First, I briefly recap his letter, eliding (well-put) flames:

+ In the language of computer
+ science, Xerox reclaims storage using a ``reference counter''
+ technique, rather than a ``garbage collector.''

+ If we are to believe Xerox, the reference counter
+ technique is fundamentally faster, and reclaims acceptable amounts of
+ storage.  However, it is apparent that reference counters will never
+ reclaim circular list structure.  As a frequent user of circular list
+ structure (doubly-linked lists, anyone?), I find the lack tantamount to
+ a failure to reclaim storage.

+ I have never understood why Xerox continues to neglect to write a
+ garbage collector.  It is not necessary to stop using reference counts,
+ but simply to have a garbage collector available for those putatively
+ rare occasions when they run out of memory.

+ Dan Hoey

Xerox's system is designed for highly interactive use on a personal
workstation (sound familiar?).  They spread the work of storage reclamation
evenly throughout the computation by keeping reference counts.  Note that
they have many extra tricks such as "References from the stack are not
counted, but are handled separately at "sweep" time; thus the vast majority
of data manipulations do not cause updates to [the reference counts]"
(Interlisp-D Reference Manual, October, 1985).  Even if this scheme were
to use a greater total amount of CPU time than typical garbage collection,
it would remain more acceptable for use on a personal, highly interactive
workstation.  I have no idea how it can be compared to Symbolics for overall
performance, without comparing the entire Interlisp vs. Zetalisp systems.

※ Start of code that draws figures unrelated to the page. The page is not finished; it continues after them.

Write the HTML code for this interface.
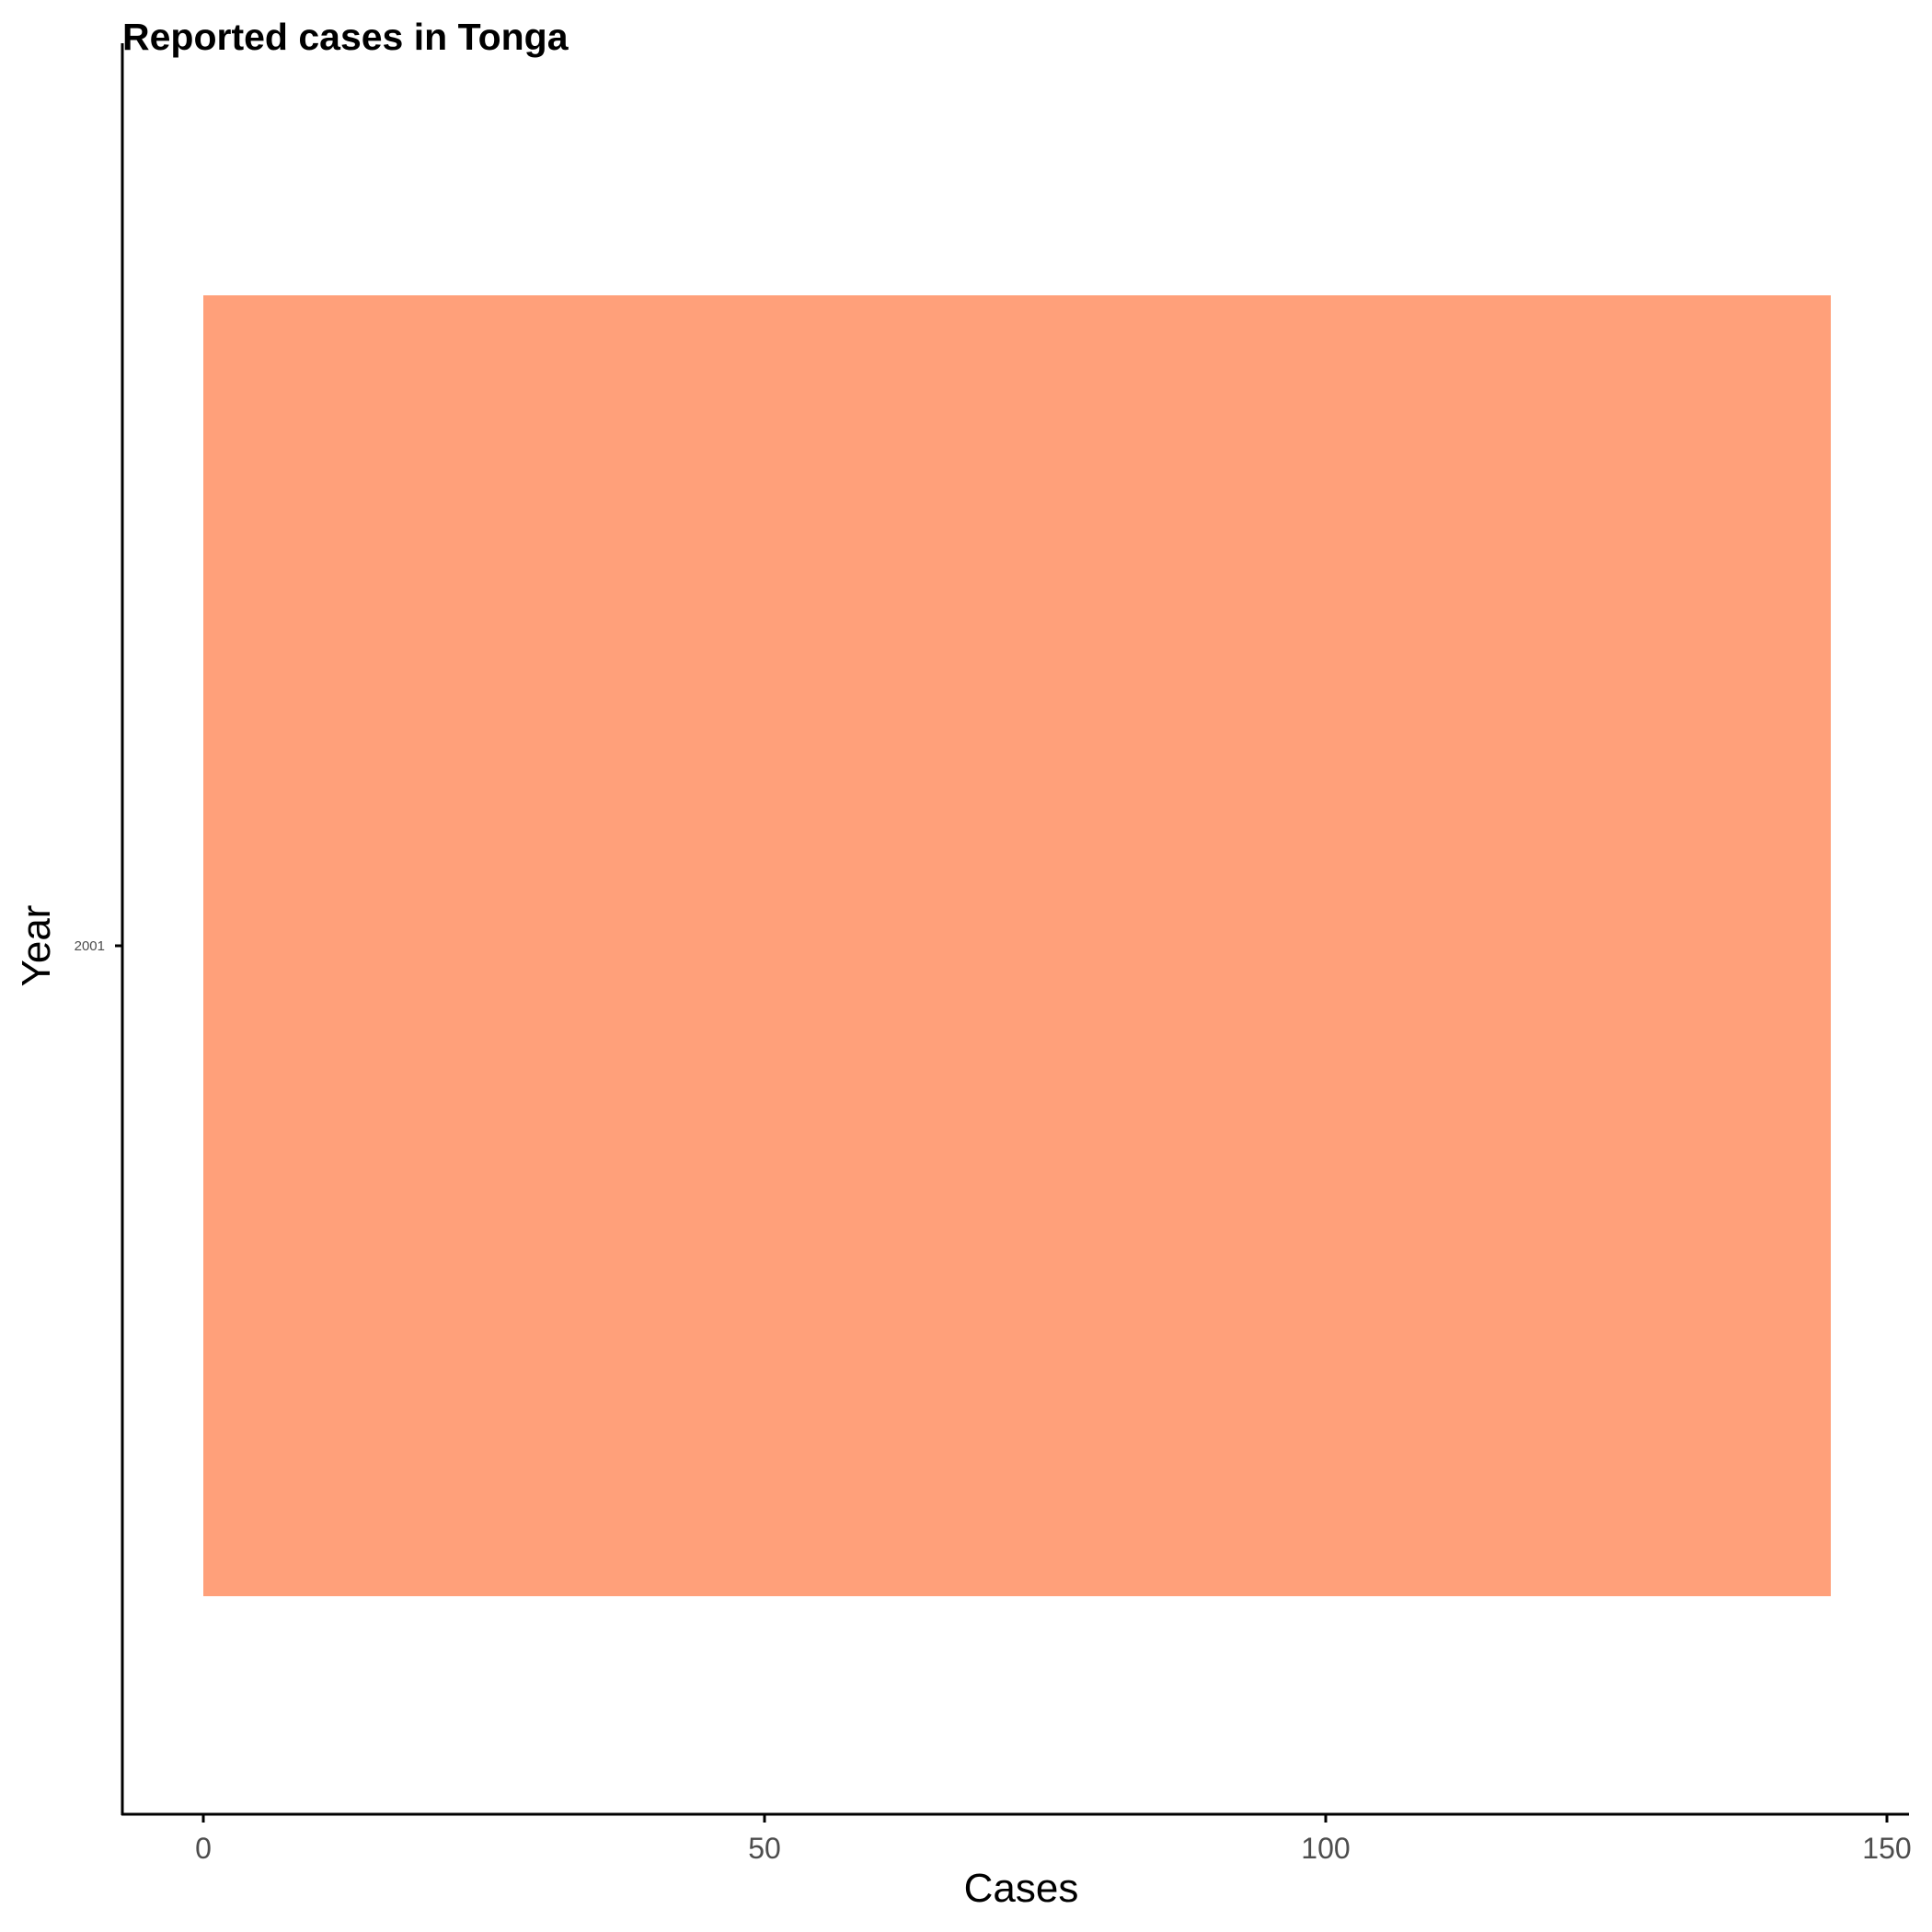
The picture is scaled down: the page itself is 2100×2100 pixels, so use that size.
<!DOCTYPE html>
<html><head><meta charset="utf-8"><style>body{margin:0;background:#fff}svg{display:block;font-family:"Liberation Sans",Arial,sans-serif}</style></head>
<body>
<svg id="chart" width="2100" height="2100">
<text x="133" y="54" font-size="41" font-weight="bold">Reported cases in Tonga</text>
<g id="bars"></g>
<line x1="133" y1="47" x2="133" y2="1973" stroke="#000" stroke-width="3"/>
<line x1="132" y1="1972" x2="2075" y2="1972" stroke="#000" stroke-width="3"/>
<g id="xticks"></g><g id="yticks"></g>
<text x="1110" y="2067" font-size="44" text-anchor="middle">Cases</text>
<text transform="translate(54,1028) rotate(-90)" font-size="44" text-anchor="middle">Year</text>
</svg>
<script>
const categories=["2001"];
const values=[145];
const xTicks=[0,50,100,150];
const NS="http://www.w3.org/2000/svg";
const x=v=>221+v*(2051-221)/150;
const bandTop=47,bandBot=1972,padTop=274,padBot=237;
const bw=(bandBot-bandTop-padTop-padBot)/categories.length;
const y=i=>bandTop+padTop+i*bw;
const bars=document.getElementById('bars');
categories.forEach((c,i)=>{
 const r=document.createElementNS(NS,'rect');
 r.setAttribute('x',x(0));r.setAttribute('y',y(i));
 r.setAttribute('width',x(values[i])-x(0));r.setAttribute('height',bw);
 r.setAttribute('fill','#FFA07A');
 
 
 bars.appendChild(r);
 const yt=document.getElementById('yticks');
 const cy=y(i)+bw/2;
 const l=document.createElementNS(NS,'line');
 l.setAttribute('x1',125);l.setAttribute('x2',133);l.setAttribute('y1',cy);l.setAttribute('y2',cy);l.setAttribute('stroke','#000');l.setAttribute('stroke-width',3);
 
 
 yt.appendChild(l);
 const t=document.createElementNS(NS,'text');
 t.setAttribute('x',114);t.setAttribute('y',cy+5);t.setAttribute('font-size',15);t.setAttribute('fill','#4d4d4d');t.setAttribute('text-anchor','end');
 t.textContent=c;
 
 
 yt.appendChild(t);
});
const xt=document.getElementById('xticks');
xTicks.forEach(v=>{
 const l=document.createElementNS(NS,'line');
 l.setAttribute('x1',x(v));l.setAttribute('x2',x(v));l.setAttribute('y1',1972);l.setAttribute('y2',1981);l.setAttribute('stroke','#000');l.setAttribute('stroke-width',3);
 
 
 xt.appendChild(l);
 const t=document.createElementNS(NS,'text');
 t.setAttribute('x',x(v));t.setAttribute('y',2020);t.setAttribute('font-size',32);t.setAttribute('fill','#4d4d4d');t.setAttribute('text-anchor','middle');
 t.textContent=v;
 
 
 xt.appendChild(t);
});
</script>
</body></html>
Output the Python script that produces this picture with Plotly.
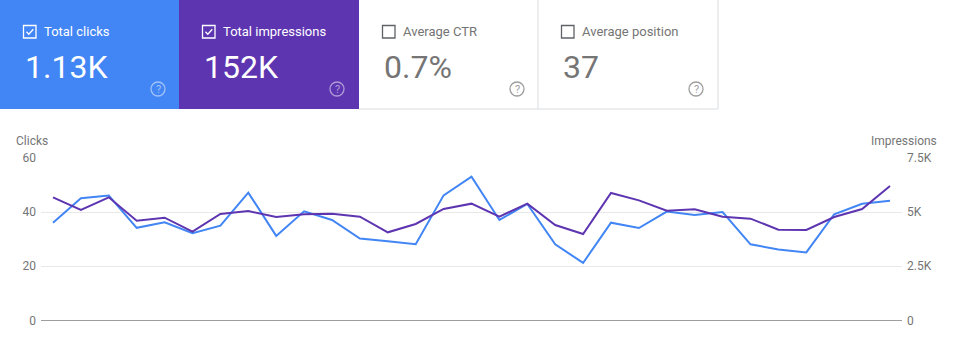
import plotly.graph_objects as go

W, H = 955, 343

days = list(range(31))
clicks = [36.1, 45.1, 46.1, 34.2, 36.2, 32.2, 35.0, 47.2, 31.2, 40.3, 37.1, 30.2, 29.2, 28.1, 46.2, 53.1,
          37.1, 43.0, 28.1, 21.2, 36.1, 34.1, 40.2, 38.9, 40.0, 28.1, 26.2, 25.1, 39.2, 43.1, 44.2]
impressions = [5683, 5097, 5683, 4605, 4743, 4096, 4913, 5051, 4774, 4897, 4928, 4790, 4066, 4451, 5144, 5390,
               4790, 5390, 4405, 3989, 5883, 5544, 5067, 5128, 4790, 4697, 4189, 4174, 4774, 5144, 6206]

card_labels = ["Total clicks", "Total impressions", "Average CTR", "Average position"]
card_values = ["1.13K", "152K", "0.7%", "37"]
card_checked = [True, True, False, False]
card_fill = ["#4285F4", "#5E35B1", "#FFFFFF", "#FFFFFF"]

left_ticks = [0, 20, 40, 60]
right_ticks = [0, 2500, 5000, 7500]
right_ticklabels = ["0", "2.5K", "5K", "7.5K"]

BLUE = "#4285F4"
PURPLE = "#5E35B1"
GRAY = "#757575"


def px(x):
    return x / W


def py(y):
    return 1 - y / H


fig = go.Figure()
fig.add_trace(go.Scatter(x=days, y=clicks, mode="lines", line=dict(color=BLUE, width=2),
                         name="Clicks", yaxis="y"))
fig.add_trace(go.Scatter(x=days, y=impressions, mode="lines", line=dict(color=PURPLE, width=2),
                         name="Impressions", yaxis="y2"))

shapes = []
annotations = []
card_x = [0, 179, 359, 538, 718]
for i in range(4):
    x0, x1 = card_x[i], card_x[i + 1]
    shapes.append(dict(type="rect", xref="paper", yref="paper", x0=px(x0), x1=px(x1), y0=py(109), y1=py(0),
                       fillcolor=card_fill[i], line=dict(width=0), layer="below"))
    dark = card_checked[i]
    box_col = "#FFFFFF" if dark else "#5f6368"
    # checkbox
    bx = x0 + 23.5
    shapes.append(dict(type="rect", xref="paper", yref="paper", x0=px(bx), x1=px(bx + 12.5),
                       y0=py(38), y1=py(25.5), line=dict(color=box_col, width=1.3), fillcolor="rgba(0,0,0,0)"))
    if card_checked[i]:
        path = "M {} {} L {} {} L {} {}".format(px(bx + 3), py(31.8), px(bx + 5.3), py(34.2),
                                                 px(bx + 9.8), py(29.3))
        shapes.append(dict(type="path", xref="paper", yref="paper", path=path,
                           line=dict(color="#FFFFFF", width=1.3)))
    annotations.append(dict(x=px(x0 + 41.5), y=py(31.5), xref="paper", yref="paper", text=card_labels[i],
                            showarrow=False, xanchor="left", yanchor="middle",
                            font=dict(family="Roboto", size=13, color="#FFFFFF" if dark else GRAY)))
    annotations.append(dict(x=px(x0 + 23), y=py(67), xref="paper", yref="paper", text=card_values[i],
                            showarrow=False, xanchor="left", yanchor="middle",
                            font=dict(family="Roboto", size=32, color="#FFFFFF" if dark else GRAY)))
    # help icon
    hc = "rgba(255,255,255,0.5)" if dark else "#9e9e9e"
    cx, cy = x0 + 158, 89
    shapes.append(dict(type="circle", xref="paper", yref="paper", x0=px(cx - 7), x1=px(cx + 7),
                       y0=py(cy + 7), y1=py(cy - 7), line=dict(color=hc, width=1.3)))
    annotations.append(dict(x=px(cx), y=py(cy), xref="paper", yref="paper", text="?",
                            showarrow=False, xanchor="center", yanchor="middle",
                            font=dict(family="Roboto", size=11, color=hc)))

# white card borders
for seg in [(538, 0, 538, 109), (718, 0, 718, 109), (359, 109, 718, 109)]:
    shapes.append(dict(type="line", xref="paper", yref="paper", x0=px(seg[0]), y0=py(seg[1]),
                       x1=px(seg[2]), y1=py(seg[3]), line=dict(color="#dadce0", width=1)))

annotations.append(dict(x=px(14), y=py(141), xref="paper", yref="paper", text="Clicks", showarrow=False,
                        xanchor="left", yanchor="middle", font=dict(family="Roboto", size=12, color=GRAY)))
annotations.append(dict(x=px(939), y=py(141), xref="paper", yref="paper", text="Impressions", showarrow=False,
                        xanchor="right", yanchor="middle", font=dict(family="Roboto", size=12, color=GRAY)))

fig.update_layout(
    width=W, height=H,
    margin=dict(l=0, r=0, t=0, b=0),
    paper_bgcolor="white", plot_bgcolor="white",
    showlegend=False,
    font=dict(family="Roboto", color=GRAY, size=12),
    xaxis=dict(domain=[px(41), px(902)], range=[-0.43, 30.43], showgrid=False, zeroline=False,
               showticklabels=False, ticks="", showline=False, fixedrange=True),
    yaxis=dict(domain=[py(320.3), py(158)], range=[0, 60], tickvals=left_ticks,
               gridcolor="#e8e8e8", gridwidth=1, zeroline=True, zerolinecolor="#9e9e9e", zerolinewidth=1,
               showline=False, ticks="", ticklabelstandoff=4, automargin=False,
               tickfont=dict(family="Roboto", size=12, color=GRAY)),
    yaxis2=dict(overlaying="y", side="right", range=[0, 7500], tickvals=right_ticks,
                ticktext=right_ticklabels, showgrid=False, zeroline=False, showline=False, ticks="",
                ticklabelstandoff=4, automargin=False, anchor="x",
                tickfont=dict(family="Roboto", size=12, color=GRAY)),
    shapes=shapes,
    annotations=annotations,
)

fig.write_html("out.html")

Nevertheless, I can say that my experience is that Interlisp runs a "G.C."
every few seconds and it lasts, subjectively, an eyeblink.  Occasionally
I get it to take longer, for example when I zero my pointers to 1500 arrays
in one fell swoop.  I have some figures from one application, too.  An
old, shoddy implementation ran 113 seconds CPU and 37.5 seconds GC (25% GC).
A decent implementation of the same program, running a similar problem twice,
got 145 seconds CPU, but 10.8 and 20.3 seconds GC (6.9% and 12% GC).  (The
good implementation still doesn't have a good hashing function so it's still
slower.)  I cannot claim that these figures are representative.  I have
heard horror stories about other Lisps' GCs,
although I don't have any feel for Symbolics's "Ephemeral GC".

I have a strong feeling Xerox has other tricks besides the one about the
stack, which they don't want to tell anyone.  I know they recently fixed
the reference counter from counting 16 or more references as "infinity"
(and thus never reclaimable) to an overflow scheme where the reference
count gets squirreled away somewhere else when it gets bigger.

Finally, normally the amount of unreclaimed garbage (e.g. circular lists)
grows much slower than memory fragments, so you have to rebuild your
world before unreclaimed garbage becomes a problem anyway.

Postfinally, Xerox makes a big deal that their scheme takes time proportional
to the number of objects reclaimed, while traditional systems take time
proportional to the number of objects allocated.  I think Symbolics's
ephemeral scheme is a clever way to consider only subsets of the universe
of allocated objects, that are most likely to have garbage.  I wish I knew
whether it is a band-aid or an advance in the state-of-the-art.

Absolutely ultimately, "traditional" GC I refer to, is known as "mark-
and-sweep".

Steve Clark    {topaz or ihnp4}!princeton!siemens!steve